* [TASK TO COMPLETE] Print exactly the lines that run from the line containing "Generate a Python" to the line containing "import plotly.graph_objects as go", both included, and nothing else; pictures stay out.
******
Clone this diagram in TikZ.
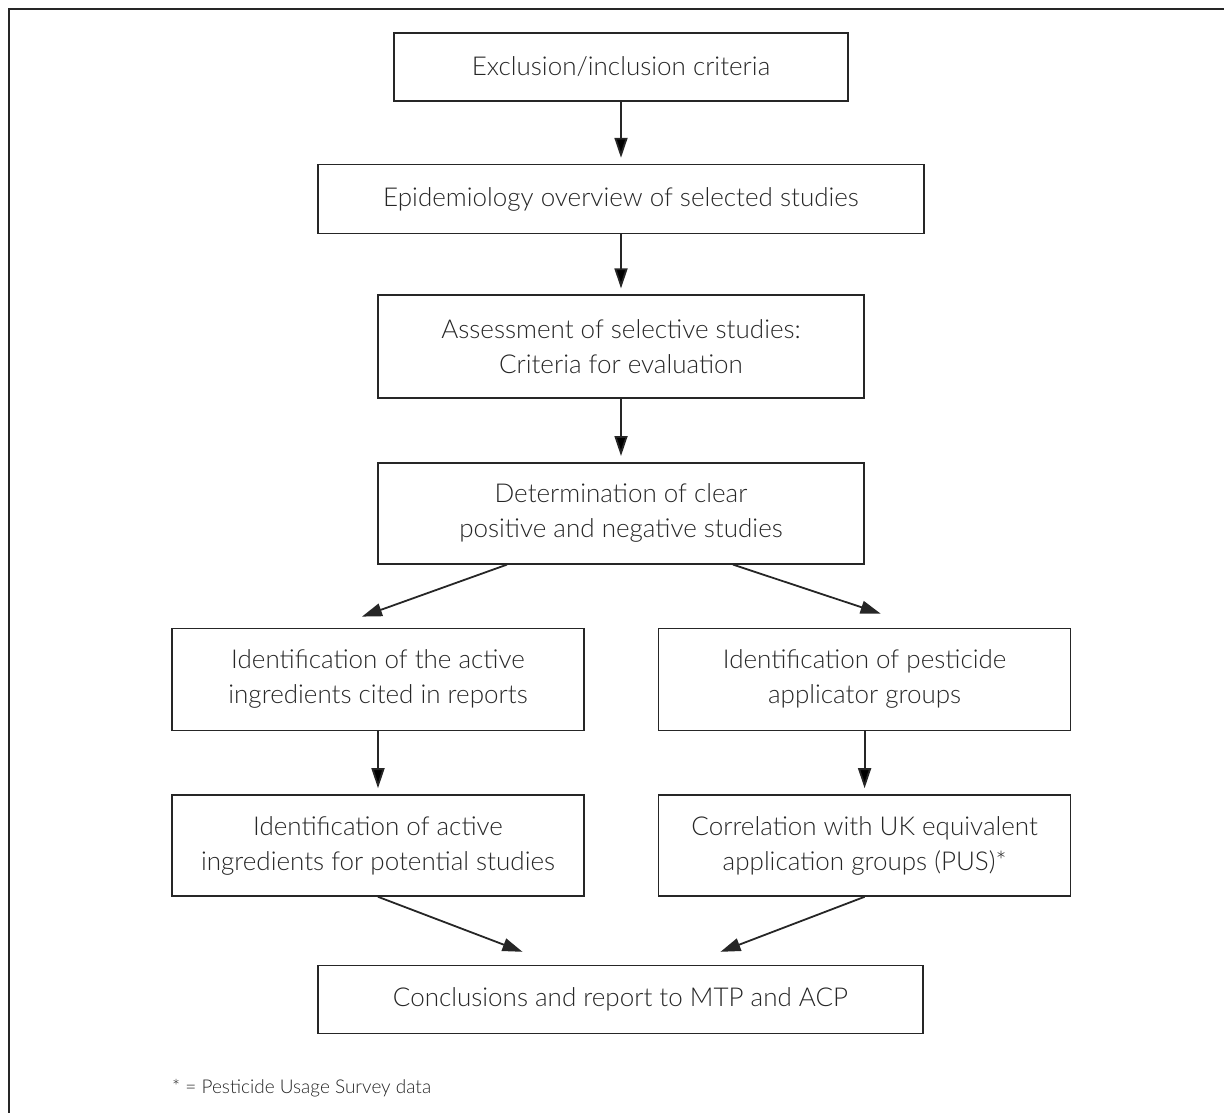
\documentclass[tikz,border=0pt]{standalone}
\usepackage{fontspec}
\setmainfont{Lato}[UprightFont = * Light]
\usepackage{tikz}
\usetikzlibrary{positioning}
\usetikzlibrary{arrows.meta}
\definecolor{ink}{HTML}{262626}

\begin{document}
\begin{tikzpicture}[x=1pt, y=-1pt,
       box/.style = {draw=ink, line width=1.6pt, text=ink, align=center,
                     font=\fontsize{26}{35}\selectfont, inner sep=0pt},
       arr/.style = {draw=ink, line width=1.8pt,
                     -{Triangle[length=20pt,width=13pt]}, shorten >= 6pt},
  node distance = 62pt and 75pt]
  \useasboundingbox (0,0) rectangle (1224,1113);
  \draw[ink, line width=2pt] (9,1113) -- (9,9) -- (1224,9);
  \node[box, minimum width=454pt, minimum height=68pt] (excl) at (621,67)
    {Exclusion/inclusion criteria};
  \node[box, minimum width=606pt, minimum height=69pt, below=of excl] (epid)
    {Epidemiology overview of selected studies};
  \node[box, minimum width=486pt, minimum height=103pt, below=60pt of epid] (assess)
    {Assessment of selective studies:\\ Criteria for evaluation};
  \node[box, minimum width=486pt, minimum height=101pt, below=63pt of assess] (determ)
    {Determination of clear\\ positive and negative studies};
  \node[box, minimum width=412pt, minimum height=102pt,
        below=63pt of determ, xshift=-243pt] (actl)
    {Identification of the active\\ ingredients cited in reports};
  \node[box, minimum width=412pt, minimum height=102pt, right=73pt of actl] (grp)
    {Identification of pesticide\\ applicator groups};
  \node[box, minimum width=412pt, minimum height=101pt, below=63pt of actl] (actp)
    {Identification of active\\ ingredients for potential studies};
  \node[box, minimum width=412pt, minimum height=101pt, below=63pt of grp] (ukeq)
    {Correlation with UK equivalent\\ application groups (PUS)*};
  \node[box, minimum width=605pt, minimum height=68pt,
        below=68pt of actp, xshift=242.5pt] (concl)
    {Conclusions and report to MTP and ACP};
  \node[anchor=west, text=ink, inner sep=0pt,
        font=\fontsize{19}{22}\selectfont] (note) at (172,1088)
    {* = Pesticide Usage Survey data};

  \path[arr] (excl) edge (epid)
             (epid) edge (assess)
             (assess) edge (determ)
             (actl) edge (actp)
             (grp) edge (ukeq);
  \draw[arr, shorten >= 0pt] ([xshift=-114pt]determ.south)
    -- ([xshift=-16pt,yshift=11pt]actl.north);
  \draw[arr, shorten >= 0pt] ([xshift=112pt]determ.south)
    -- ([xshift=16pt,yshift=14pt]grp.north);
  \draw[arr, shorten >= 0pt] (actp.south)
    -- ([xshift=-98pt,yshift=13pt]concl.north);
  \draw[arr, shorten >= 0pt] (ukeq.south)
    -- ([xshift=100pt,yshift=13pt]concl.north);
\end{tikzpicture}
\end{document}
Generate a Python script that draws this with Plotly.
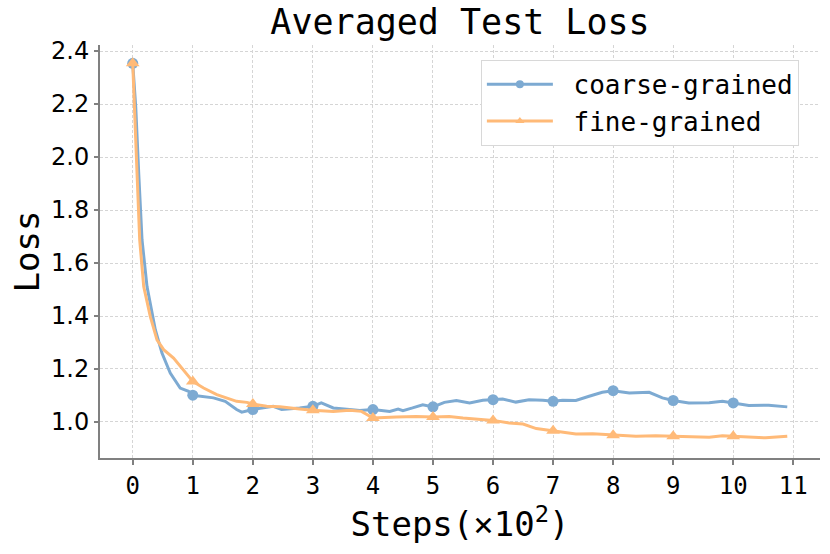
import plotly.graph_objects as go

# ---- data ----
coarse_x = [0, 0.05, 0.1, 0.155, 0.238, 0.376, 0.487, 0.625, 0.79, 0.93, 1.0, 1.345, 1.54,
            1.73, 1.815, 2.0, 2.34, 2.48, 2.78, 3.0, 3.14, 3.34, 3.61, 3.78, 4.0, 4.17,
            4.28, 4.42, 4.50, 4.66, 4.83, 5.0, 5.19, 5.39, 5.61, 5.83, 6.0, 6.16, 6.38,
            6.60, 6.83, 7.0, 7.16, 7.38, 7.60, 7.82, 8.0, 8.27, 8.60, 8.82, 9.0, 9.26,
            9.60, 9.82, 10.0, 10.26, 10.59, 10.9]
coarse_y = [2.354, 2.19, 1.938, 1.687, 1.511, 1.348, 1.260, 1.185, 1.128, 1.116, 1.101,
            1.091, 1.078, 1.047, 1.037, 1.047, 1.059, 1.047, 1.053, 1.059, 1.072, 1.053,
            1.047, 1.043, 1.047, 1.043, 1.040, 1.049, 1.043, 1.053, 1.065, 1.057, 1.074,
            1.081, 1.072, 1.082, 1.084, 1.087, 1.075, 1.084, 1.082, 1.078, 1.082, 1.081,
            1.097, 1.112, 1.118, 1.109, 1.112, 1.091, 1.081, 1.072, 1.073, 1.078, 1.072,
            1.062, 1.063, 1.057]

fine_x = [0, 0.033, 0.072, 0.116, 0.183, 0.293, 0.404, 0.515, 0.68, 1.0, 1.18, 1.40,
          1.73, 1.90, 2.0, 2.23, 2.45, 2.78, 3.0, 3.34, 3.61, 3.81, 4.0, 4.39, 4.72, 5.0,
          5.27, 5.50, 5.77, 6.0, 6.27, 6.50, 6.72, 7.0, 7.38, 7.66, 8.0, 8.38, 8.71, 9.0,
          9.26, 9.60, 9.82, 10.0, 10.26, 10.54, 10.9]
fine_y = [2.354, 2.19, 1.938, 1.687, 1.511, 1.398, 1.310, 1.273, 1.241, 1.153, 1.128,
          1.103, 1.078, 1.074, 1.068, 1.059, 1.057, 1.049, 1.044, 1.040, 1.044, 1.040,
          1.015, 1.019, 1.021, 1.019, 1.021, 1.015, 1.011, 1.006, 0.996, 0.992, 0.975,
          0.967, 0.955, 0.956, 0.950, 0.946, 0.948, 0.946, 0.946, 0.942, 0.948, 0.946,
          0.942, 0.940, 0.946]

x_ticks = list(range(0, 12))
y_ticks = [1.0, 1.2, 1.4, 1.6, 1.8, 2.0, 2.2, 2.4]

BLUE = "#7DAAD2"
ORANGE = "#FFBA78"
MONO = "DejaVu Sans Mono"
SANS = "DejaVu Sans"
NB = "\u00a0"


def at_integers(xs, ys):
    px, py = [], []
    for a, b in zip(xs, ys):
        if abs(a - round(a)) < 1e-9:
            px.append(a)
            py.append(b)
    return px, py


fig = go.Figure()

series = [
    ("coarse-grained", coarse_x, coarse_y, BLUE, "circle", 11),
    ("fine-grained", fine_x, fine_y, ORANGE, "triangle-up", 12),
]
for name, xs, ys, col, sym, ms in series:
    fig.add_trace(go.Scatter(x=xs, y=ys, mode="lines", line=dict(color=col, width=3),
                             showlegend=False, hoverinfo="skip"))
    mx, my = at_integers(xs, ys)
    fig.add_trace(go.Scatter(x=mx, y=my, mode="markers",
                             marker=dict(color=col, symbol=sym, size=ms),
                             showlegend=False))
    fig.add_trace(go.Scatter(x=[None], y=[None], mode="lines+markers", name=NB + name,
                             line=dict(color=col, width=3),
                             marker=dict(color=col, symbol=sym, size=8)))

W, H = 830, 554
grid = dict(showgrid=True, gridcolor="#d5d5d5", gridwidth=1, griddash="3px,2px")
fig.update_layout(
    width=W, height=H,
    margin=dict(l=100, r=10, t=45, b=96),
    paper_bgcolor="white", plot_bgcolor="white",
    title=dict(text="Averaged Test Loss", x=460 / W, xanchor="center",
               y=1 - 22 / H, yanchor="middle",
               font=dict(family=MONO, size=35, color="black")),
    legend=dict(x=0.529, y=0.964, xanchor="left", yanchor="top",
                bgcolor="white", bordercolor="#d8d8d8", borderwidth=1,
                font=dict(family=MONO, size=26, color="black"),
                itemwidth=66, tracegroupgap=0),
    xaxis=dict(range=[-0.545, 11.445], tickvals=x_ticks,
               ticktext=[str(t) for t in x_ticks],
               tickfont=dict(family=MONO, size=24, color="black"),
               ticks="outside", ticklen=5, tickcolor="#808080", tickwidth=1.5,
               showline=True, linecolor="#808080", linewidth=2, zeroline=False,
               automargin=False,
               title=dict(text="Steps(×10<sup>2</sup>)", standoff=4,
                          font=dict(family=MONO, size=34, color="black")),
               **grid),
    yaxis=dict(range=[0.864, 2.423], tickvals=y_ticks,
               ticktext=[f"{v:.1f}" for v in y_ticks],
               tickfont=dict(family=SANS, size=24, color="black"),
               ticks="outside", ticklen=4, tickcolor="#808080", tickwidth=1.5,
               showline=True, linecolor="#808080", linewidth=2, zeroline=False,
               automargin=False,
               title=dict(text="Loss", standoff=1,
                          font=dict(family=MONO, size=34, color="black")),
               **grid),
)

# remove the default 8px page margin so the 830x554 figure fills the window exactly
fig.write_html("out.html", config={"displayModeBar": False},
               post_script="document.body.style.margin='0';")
******
* [FINISHED TASK]
Generate a Python script that draws this with Plotly.
import plotly.graph_objects as go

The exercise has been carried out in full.